• **Description of the task**
Set the lines down again exactly, first line through the line that contains "import seaborn as sns", with no pictures.

• **Records excerpted from a collection**
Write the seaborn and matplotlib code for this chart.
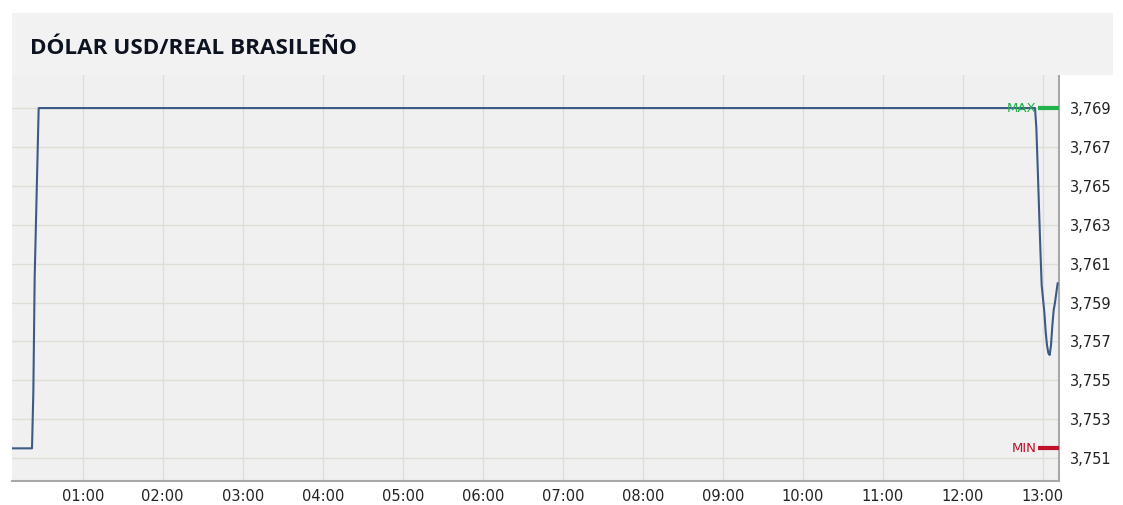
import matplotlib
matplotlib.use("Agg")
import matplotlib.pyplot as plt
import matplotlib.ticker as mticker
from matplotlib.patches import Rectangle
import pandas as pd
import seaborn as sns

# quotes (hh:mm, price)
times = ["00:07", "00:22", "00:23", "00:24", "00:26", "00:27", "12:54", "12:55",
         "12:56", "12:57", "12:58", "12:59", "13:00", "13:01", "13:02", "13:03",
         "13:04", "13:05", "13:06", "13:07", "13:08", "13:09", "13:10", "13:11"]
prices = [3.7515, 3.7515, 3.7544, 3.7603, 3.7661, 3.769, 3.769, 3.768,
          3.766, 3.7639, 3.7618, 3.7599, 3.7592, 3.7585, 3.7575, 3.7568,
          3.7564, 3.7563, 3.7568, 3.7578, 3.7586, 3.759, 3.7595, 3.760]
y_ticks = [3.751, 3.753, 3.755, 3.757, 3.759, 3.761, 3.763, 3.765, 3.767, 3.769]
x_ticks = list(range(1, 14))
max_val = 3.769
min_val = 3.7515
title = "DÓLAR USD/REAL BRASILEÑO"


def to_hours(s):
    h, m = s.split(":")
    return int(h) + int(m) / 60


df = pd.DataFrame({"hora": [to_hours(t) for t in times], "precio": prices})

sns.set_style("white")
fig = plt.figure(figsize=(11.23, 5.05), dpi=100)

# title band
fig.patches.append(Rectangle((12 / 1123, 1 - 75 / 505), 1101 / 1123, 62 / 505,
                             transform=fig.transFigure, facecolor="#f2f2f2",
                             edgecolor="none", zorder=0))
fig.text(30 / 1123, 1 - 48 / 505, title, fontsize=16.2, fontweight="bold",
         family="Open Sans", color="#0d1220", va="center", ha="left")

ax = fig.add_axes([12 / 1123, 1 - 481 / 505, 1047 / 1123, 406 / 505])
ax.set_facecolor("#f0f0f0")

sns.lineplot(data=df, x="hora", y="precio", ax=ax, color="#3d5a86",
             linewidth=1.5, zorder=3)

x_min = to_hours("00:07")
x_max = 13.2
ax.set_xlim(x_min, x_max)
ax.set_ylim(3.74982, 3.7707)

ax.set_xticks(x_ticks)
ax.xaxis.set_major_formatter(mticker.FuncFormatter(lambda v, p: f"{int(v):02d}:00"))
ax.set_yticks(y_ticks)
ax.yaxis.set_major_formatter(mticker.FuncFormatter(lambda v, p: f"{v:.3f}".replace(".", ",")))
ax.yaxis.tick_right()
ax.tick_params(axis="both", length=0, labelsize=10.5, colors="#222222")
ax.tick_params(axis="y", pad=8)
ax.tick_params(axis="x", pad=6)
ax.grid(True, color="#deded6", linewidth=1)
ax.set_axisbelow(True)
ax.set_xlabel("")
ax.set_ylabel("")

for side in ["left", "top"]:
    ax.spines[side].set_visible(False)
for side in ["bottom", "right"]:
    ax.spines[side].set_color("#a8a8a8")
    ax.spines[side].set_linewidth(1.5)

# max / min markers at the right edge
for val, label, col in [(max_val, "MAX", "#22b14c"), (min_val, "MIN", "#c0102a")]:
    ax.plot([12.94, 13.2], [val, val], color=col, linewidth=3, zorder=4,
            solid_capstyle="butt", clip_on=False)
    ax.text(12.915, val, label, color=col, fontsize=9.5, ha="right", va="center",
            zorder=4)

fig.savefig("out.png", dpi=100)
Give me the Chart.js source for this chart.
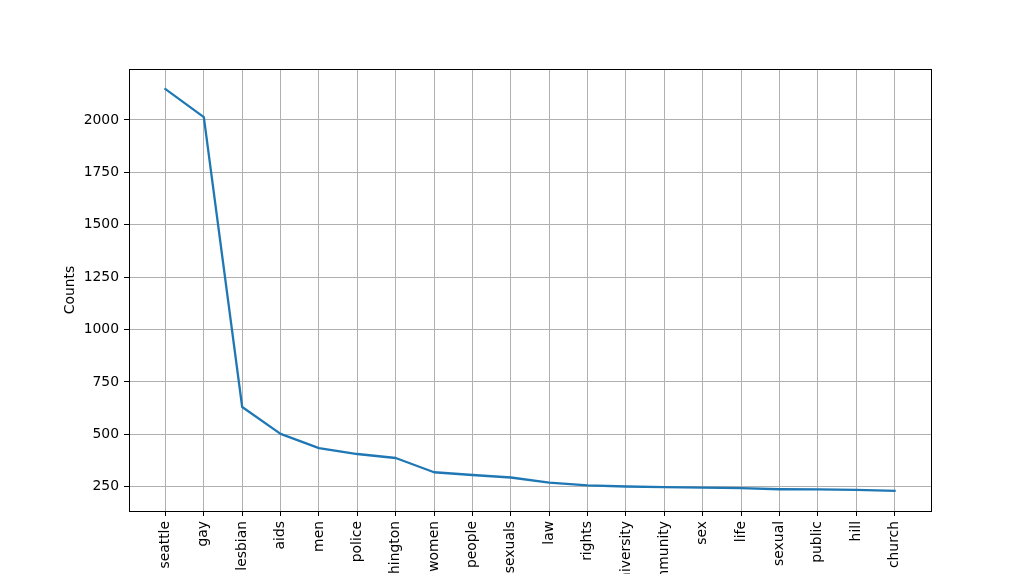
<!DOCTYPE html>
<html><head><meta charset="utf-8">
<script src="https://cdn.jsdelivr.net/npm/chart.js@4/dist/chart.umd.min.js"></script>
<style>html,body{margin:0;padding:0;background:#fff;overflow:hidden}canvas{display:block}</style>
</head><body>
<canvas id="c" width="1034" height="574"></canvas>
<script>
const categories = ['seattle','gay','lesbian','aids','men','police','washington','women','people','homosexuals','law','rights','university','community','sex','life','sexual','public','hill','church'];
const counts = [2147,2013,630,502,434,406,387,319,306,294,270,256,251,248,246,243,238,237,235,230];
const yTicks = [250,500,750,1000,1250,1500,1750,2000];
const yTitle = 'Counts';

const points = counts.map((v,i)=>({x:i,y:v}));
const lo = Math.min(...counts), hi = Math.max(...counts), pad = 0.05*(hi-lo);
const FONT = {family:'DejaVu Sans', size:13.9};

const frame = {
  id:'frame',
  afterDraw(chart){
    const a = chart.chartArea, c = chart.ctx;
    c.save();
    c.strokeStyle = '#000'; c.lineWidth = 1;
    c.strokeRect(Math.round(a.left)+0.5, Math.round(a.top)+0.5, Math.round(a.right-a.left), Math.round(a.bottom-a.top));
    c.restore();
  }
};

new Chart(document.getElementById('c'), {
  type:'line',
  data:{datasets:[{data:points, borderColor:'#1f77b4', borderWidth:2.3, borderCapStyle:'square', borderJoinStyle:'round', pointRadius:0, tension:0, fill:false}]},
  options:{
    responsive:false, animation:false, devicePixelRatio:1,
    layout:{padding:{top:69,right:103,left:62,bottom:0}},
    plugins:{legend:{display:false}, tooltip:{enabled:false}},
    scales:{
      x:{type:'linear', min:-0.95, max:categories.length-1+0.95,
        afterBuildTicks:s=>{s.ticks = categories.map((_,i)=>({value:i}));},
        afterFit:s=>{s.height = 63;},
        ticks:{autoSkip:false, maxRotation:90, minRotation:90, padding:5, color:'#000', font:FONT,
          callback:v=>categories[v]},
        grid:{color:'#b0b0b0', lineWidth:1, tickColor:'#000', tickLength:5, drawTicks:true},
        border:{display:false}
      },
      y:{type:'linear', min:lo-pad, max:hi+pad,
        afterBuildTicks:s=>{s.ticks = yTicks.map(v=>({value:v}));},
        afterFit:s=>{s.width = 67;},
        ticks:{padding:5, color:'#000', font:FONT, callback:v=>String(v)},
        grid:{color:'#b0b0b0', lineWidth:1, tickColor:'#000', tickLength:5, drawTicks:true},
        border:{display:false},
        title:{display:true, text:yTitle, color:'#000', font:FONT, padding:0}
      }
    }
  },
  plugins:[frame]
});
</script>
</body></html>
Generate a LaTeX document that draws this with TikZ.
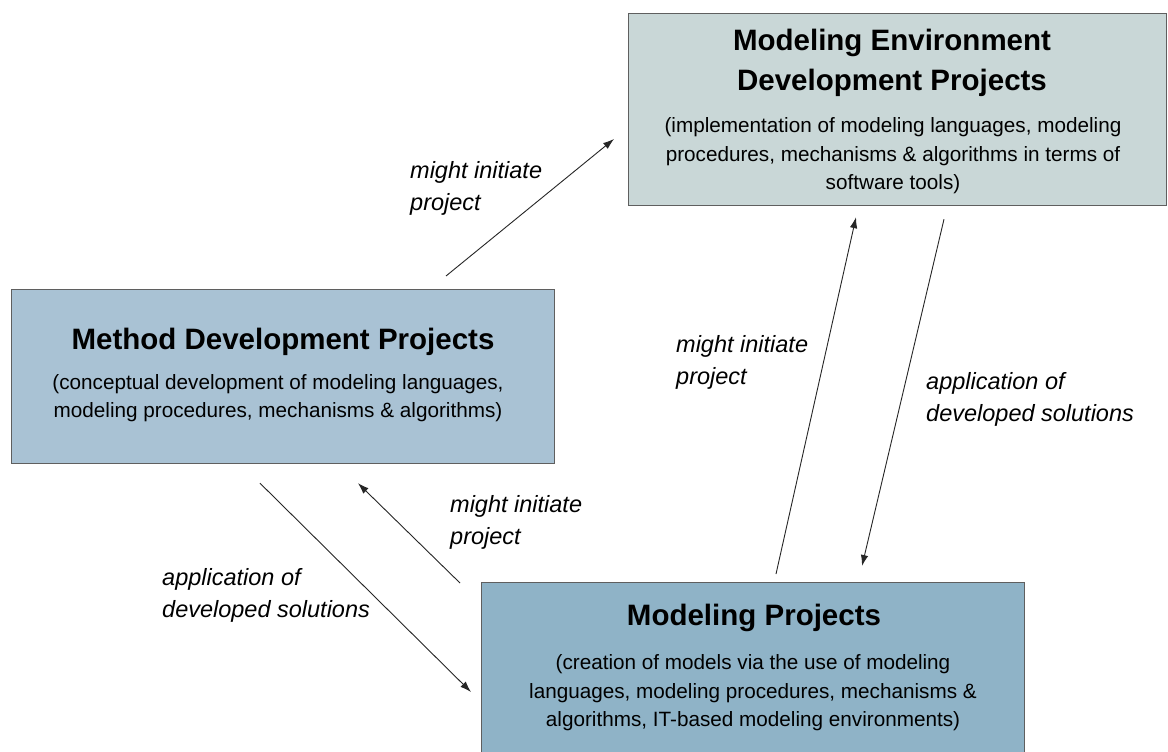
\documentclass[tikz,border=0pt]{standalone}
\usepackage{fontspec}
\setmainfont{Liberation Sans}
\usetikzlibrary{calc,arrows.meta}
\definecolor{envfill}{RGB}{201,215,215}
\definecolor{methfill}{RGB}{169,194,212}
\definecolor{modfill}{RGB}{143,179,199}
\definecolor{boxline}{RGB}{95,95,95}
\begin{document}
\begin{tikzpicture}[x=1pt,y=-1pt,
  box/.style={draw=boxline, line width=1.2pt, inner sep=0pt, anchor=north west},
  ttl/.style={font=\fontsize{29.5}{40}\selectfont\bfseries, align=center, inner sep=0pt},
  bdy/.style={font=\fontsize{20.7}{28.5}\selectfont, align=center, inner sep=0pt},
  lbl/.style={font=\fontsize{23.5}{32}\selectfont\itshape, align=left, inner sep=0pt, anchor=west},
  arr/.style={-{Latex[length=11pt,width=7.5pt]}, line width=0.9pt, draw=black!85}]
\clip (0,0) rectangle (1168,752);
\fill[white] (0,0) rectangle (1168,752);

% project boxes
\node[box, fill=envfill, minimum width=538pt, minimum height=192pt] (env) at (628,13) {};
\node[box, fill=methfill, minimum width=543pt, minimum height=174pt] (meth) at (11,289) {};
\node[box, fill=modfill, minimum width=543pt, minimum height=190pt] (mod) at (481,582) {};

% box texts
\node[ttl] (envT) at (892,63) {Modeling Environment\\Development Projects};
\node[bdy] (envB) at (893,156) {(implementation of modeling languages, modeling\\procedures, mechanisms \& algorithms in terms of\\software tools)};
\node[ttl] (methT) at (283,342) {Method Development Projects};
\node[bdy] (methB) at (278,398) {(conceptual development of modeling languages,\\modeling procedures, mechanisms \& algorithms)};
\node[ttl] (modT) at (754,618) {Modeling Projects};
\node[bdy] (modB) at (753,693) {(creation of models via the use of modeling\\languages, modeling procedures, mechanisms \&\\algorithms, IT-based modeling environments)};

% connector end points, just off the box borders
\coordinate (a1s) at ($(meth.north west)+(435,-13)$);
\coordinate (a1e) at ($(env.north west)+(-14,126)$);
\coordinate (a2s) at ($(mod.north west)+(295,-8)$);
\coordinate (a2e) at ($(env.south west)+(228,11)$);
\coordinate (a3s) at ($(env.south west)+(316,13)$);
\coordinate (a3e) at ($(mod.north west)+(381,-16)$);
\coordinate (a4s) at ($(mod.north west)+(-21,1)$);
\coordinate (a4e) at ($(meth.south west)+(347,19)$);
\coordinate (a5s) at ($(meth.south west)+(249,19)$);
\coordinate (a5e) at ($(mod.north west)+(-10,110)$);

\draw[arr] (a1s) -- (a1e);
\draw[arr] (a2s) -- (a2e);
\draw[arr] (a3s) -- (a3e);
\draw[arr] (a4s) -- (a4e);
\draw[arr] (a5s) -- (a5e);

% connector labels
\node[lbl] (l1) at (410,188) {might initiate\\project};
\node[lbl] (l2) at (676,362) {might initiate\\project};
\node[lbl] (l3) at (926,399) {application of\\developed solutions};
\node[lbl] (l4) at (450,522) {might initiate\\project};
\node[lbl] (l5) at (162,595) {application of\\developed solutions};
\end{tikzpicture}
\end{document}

• **Output for this task**
Write the seaborn and matplotlib code for this chart.
import matplotlib
matplotlib.use("Agg")
import matplotlib.pyplot as plt
import matplotlib.ticker as mticker
from matplotlib.patches import Rectangle
import pandas as pd
import seaborn as sns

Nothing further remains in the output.